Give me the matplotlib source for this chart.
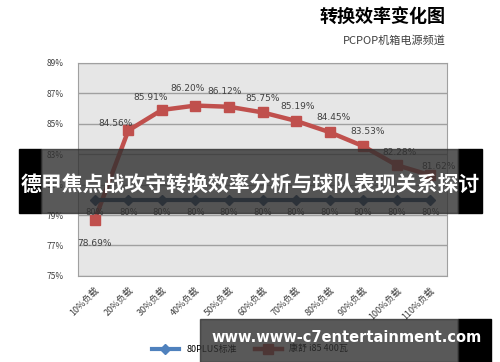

...

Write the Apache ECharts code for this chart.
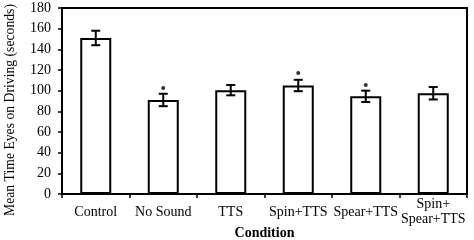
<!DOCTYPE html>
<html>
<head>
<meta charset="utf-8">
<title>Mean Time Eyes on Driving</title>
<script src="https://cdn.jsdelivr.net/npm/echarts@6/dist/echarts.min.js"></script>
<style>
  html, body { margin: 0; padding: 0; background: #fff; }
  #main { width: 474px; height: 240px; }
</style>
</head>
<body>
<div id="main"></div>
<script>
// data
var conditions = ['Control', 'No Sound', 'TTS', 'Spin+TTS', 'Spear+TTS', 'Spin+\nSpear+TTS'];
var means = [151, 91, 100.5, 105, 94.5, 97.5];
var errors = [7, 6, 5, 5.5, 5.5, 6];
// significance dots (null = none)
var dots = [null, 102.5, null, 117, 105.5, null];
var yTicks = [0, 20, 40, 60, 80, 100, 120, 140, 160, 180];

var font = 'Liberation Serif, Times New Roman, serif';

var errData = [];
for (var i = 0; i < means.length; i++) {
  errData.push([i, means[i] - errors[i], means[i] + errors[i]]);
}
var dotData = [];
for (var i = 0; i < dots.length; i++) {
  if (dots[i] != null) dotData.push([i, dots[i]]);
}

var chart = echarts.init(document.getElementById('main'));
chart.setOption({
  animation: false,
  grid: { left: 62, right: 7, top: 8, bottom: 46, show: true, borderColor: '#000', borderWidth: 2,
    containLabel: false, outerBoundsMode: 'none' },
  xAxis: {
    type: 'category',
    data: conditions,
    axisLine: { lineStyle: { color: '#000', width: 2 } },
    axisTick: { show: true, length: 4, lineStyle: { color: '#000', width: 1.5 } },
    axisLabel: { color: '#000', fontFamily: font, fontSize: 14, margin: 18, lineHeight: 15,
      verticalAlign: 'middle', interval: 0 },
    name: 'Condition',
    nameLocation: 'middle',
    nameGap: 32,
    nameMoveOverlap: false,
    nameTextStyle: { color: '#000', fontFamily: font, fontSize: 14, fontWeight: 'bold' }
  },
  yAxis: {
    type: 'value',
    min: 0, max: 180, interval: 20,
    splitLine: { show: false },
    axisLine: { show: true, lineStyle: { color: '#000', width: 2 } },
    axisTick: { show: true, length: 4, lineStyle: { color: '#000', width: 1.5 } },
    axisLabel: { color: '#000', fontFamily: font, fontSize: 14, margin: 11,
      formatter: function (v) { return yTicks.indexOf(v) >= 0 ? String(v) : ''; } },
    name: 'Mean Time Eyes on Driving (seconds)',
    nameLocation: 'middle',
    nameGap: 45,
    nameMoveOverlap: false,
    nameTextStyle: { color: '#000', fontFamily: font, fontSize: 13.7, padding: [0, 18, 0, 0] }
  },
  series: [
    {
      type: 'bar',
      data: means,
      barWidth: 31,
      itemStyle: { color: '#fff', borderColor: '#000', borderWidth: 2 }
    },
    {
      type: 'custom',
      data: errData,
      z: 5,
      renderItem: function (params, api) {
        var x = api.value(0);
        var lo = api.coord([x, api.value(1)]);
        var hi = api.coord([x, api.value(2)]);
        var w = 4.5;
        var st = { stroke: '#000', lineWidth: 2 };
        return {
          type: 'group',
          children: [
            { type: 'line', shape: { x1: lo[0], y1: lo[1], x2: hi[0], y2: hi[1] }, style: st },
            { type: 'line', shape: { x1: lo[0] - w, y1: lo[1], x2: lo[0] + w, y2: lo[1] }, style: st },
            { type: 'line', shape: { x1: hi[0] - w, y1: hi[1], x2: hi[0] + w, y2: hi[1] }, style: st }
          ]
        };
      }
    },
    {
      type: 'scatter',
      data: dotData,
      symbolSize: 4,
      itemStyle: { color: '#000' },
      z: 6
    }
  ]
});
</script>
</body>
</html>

WHAT THE EXERCISE ASKS – Determine how many lines of the listing above include the word "this", and report that number only.

COMPLETED EXERCISE – 2